In the movie Things to Come the character of Cabal lets his daughter be one of two guinea pig astronauts who will be shot into space using a giant space gun, in an attempt to reach the moon. This is after the same Cabal character says this to someone: "Do you realize there's an even chance of not coming back alive -- a still greater chance of coming back a cripple?" We then have this dialog showing Cabal's icy callousness, and the reference to not coming back is a reference to death in outer space:

Passworthy: "If they don't come back, my son and your daughter, what of that, Cabal?" 

Cabal: "Then, presently, others will go."

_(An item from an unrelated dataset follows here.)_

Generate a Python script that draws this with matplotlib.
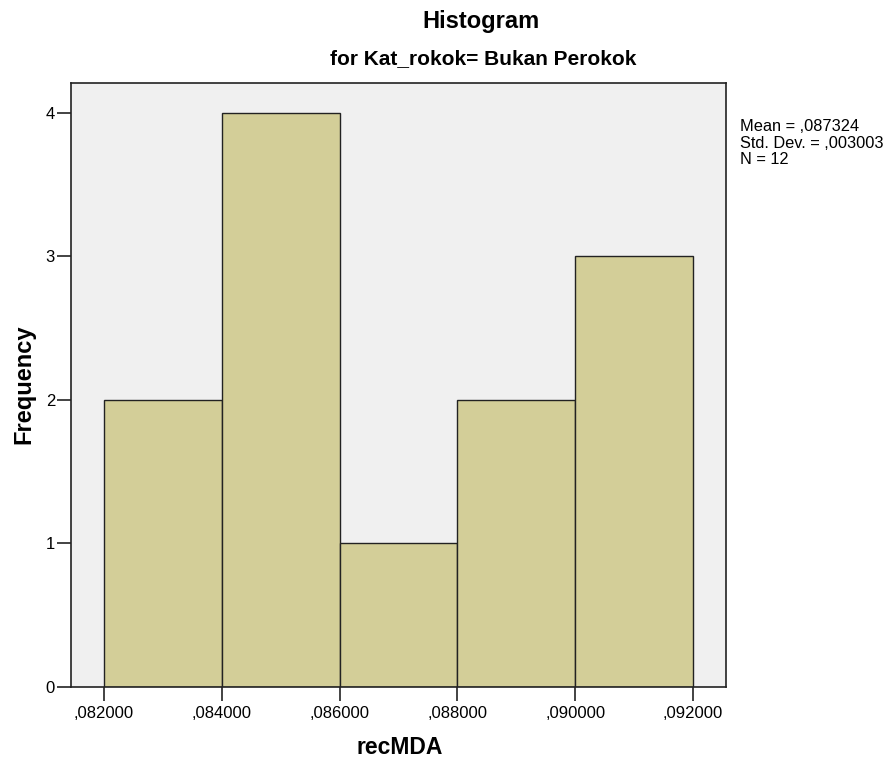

As a father this made me shudder. To any parent the death of their child is like the Earth crashing into the sun, not something to be brushed off with an icy "there can be others to do their job" comment. 

The same cold callousness was involved when scientists filled the world with hydrogen bombs, without paying much attention to how such a thing was putting a knife to the throat of mankind. I could give many examples of cold callousness in scientific academia, such as exposing great numbers of subjects (and sometimes the general public) to unnecessary risks through reckless scientific experimentation, which often occurs mainly to advance career goals or private interests of scientists. I have written about the oppression and inhumanity that has arisen as consequences of professors callously depicting humans in dehumanizing ways.  

#6 Scientific Academia Pushes Hubris, Like the Closing Hubris of "Things to Come"

The movie "Things to Come" ends with a speech that epitomizes scientific overconfidence and hubris. We have this dialog:

Passworthy: "Oh God, is there never to be any age of happiness? Is there never to be any rest?"

Cabal: "Rest enough for the individual. Too much, too soon and we call it death. But for man no rest and no ending.  He must go on, conquest beyond conquest. First this little planet with its wind and its ways. And then all the laws of mind and matter that restrain him. Then the planets about him. And at last out across the immensity of the stars. And when he has conquered all the deeps of space and all the mysteries of time, still he will be beginning."

Cabal is guilty here of very great hubris. He thinks that science is something that will allow man to conquer the entire universe. The idea is ridiculous. The universe has billions of galaxies, and there are scientific reasons why travel between galaxies is very probably impossible (the average distance between galaxies being about 10 million light-years). And if there are many other planets with intelligent life, the idea of one planet conquering the universe is hubris as bad as the idea of one nation conquering planet Earth. 

Scientific academia is guilty of similar hubris. The professors of scientific academia keep reciting boastful achievement legends that claim scientists accomplished things they never actually accomplished, such as figuring out the composition of the universe, figuring out how mankind arose, and figuring out how humans have minds. None of these things are understood by professors, who also often speak as if they had some understanding of a mystery a thousand miles over their heads: the mystery of how a speck-sized zygote is able to progress to become the vast organization of a full-grown human body. A proper study of the complexities of nature and the shortfall of current scientist explanatory claims (something requiring very many hours of study) will lead you to a great humility that is the opposite of the hubris of today's professors, a humility in which you recognize that man's knowledge of reality is merely fragmentary.